Abstract from Thompson et al. 2023:

Predictions of the distribution of groundfish species are needed to support ongoing marine spatial planning initiatives in Canadian Pacific waters. Data to inform species distribution models are available from several fisheries-independent surveys. However, no single survey covers the entire region and different gear types are required to survey the range of habitats that are occupied by groundfish. Bottom trawl gear is used to sample soft bottom habitat, predominantly on the continental shelf and slope, whereas longline gear often focuses on nearshore and hardbottom habitats where trawling is not possible. Because data from these two gear types are not directly comparable, previous species distribution models in this region have been limited to using data from one survey at a time, restricting their spatial extent and usefulness at a regional scale. Here we demonstrate a method for integrating presence-absence data across surveys and gear types that allows us to predict the coastwide distributions of 66 groundfish species in British Columbia. Our model leverages the use of available data from multiple surveys to estimate how species respond to environmental gradients while accounting for differences in catchability by the different surveys. Overall, we find that this integrated method has two main benefits: 1) it increases the accuracy of predictions in data-limited surveys and regions while having negligible impacts on the accuracy when data are already sufficient to make predictions, 2) it reduces uncertainty, resulting in tighter confidence intervals on predicted species occurrences.
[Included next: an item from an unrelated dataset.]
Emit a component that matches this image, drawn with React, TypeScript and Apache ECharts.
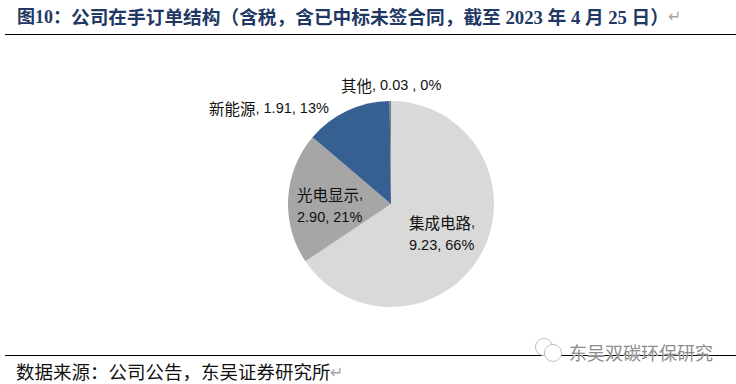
import React, { useEffect, useRef } from "react";
import * as echarts from "echarts";

const categories = ["集成电路", "光电显示", "新能源", "其他"];
const values = [9.23, 2.9, 1.91, 0.03];
const valueLabels = ["9.23", "2.90", "1.91", "0.03 "];
const percents = ["66%", "21%", "13%", "0%"];
const colors = ["#D9D9D9", "#A6A6A6", "#376092", "#7F7F7F"];
const titleHead = "图10\uFF1A";
const titleBody = "公司在手订单结构\uFF08含税\uFF0C含已中标未签合同\uFF0C截至 2023 年 4 月 25 日\uFF09";
const sourceText = "数据来源\uFF1A公司公告\uFF0C东吴证券研究所";
const watermark = "东吴双碳环保研究";
const labelAnchors = [
  { x: 409, y: 233 },
  { x: 297, y: 205 },
  { x: 209, y: 108 },
  { x: 341, y: 85 },
];
const labelBreaks = [true, true, false, false];

const SERIF = '"Liberation Serif","Noto Sans CJK SC",serif';
const SANS = '"Liberation Sans","Noto Sans CJK SC",sans-serif';
const CJK = '"Noto Sans CJK SC",sans-serif';

export default function App() {
  const ref = useRef<HTMLDivElement>(null);
  useEffect(() => {
    document.body.style.margin = "0";
    const chart = echarts.init(ref.current!, undefined, { renderer: "svg" });
    chart.setOption({
      animation: false,
      backgroundColor: "#ffffff",
      series: [
        {
          type: "pie",
          center: [391, 204],
          radius: [0, 103],
          startAngle: 90,
          clockwise: true,
          silent: true,
          itemStyle: { borderWidth: 0 },
          labelLine: { show: false },
          label: {
            show: true,
            position: "outside",
            color: "#111111",
            rich: {
              c: { fontFamily: CJK, fontSize: 15.5, lineHeight: 23, color: "#111111" },
              n: { fontFamily: SANS, fontSize: 14.5, lineHeight: 23, color: "#111111" },
            },
          },
          labelLayout: (p: any) => {
            const a = labelAnchors[p.dataIndex];
            return { x: a.x, y: a.y, align: "left", verticalAlign: "middle", hideOverlap: false };
          },
          data: categories.map((name, i) => ({
            name,
            value: values[i],
            itemStyle: { color: colors[i] },
            label: {
              formatter: labelBreaks[i]
                ? `{c|${name}}{n|,}\n{n|${valueLabels[i]}, ${percents[i]}}`
                : `{c|${name}}{n|, ${valueLabels[i]}, ${percents[i]}}`,
            },
          })),
        },
      ],
      graphic: [
        { type: "line", shape: { x1: 5, y1: 34.5, x2: 736, y2: 34.5 }, style: { stroke: "#000", lineWidth: 1 } },
        { type: "line", shape: { x1: 5, y1: 355.5, x2: 736, y2: 355.5 }, style: { stroke: "#000", lineWidth: 1 } },
        {
          type: "text", x: 17, y: 17,
          style: { text: titleHead, fontFamily: SERIF, fontWeight: "bold", fontSize: 18, fill: "#1F3864", verticalAlign: "middle" },
        },
        {
          type: "text", x: 71, y: 17,
          style: { text: titleBody, fontFamily: SERIF, fontWeight: "bold", fontSize: 18.7, fill: "#1F3864", verticalAlign: "middle" },
        },
        {
          type: "text", x: 668, y: 16,
          style: { text: "↵", fontFamily: "DejaVu Sans", fontSize: 16, fill: "#A6A6A6", verticalAlign: "middle" },
        },
        {
          type: "text", x: 16, y: 371,
          style: { text: sourceText, fontFamily: CJK, fontSize: 18.5, fill: "#111111", verticalAlign: "middle" },
        },
        {
          type: "text", x: 330, y: 372,
          style: { text: "↵", fontFamily: "DejaVu Sans", fontSize: 16, fill: "#A6A6A6", verticalAlign: "middle" },
        },
        { type: "circle", shape: { cx: 544, cy: 347, r: 8.5 }, style: { fill: "#fff", stroke: "#BFBFBF", lineWidth: 1 } },
        { type: "circle", shape: { cx: 553, cy: 353, r: 8.5 }, style: { fill: "#fff", stroke: "#BFBFBF", lineWidth: 1 } },
        {
          type: "text", x: 569, y: 352,
          style: { text: watermark, fontFamily: CJK, fontSize: 18, fill: "#8C8C8C", stroke: "#fff", lineWidth: 0.5, verticalAlign: "middle" },
        },
      ],
    });
    return () => chart.dispose();
  }, []);
  return <div ref={ref} style={{ width: 736, height: 384 }} />;
}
These benefits are particularly relevant in areas of our coast where our understanding of habitat suitability is limited due to a lack of spatially comprehensive long-term groundfish research surveys.

Data Sources:

Research data was provided by Pacific Science’s Groundfish Data Unit for research surveys from the GFBio database between 2003 and 2020 for all species which had at least 150 observations, across all gear type and survey datasets available.

Uncertainties:

These are modeled results based on species observations at sea and their related environmental covariate predictions that may not always accurately reflect real-world groundfish distributions though methods that integrate different data types/sources have been demonstrated to improve model inference by increasing the accuracy of the predictions and reducing uncertainty.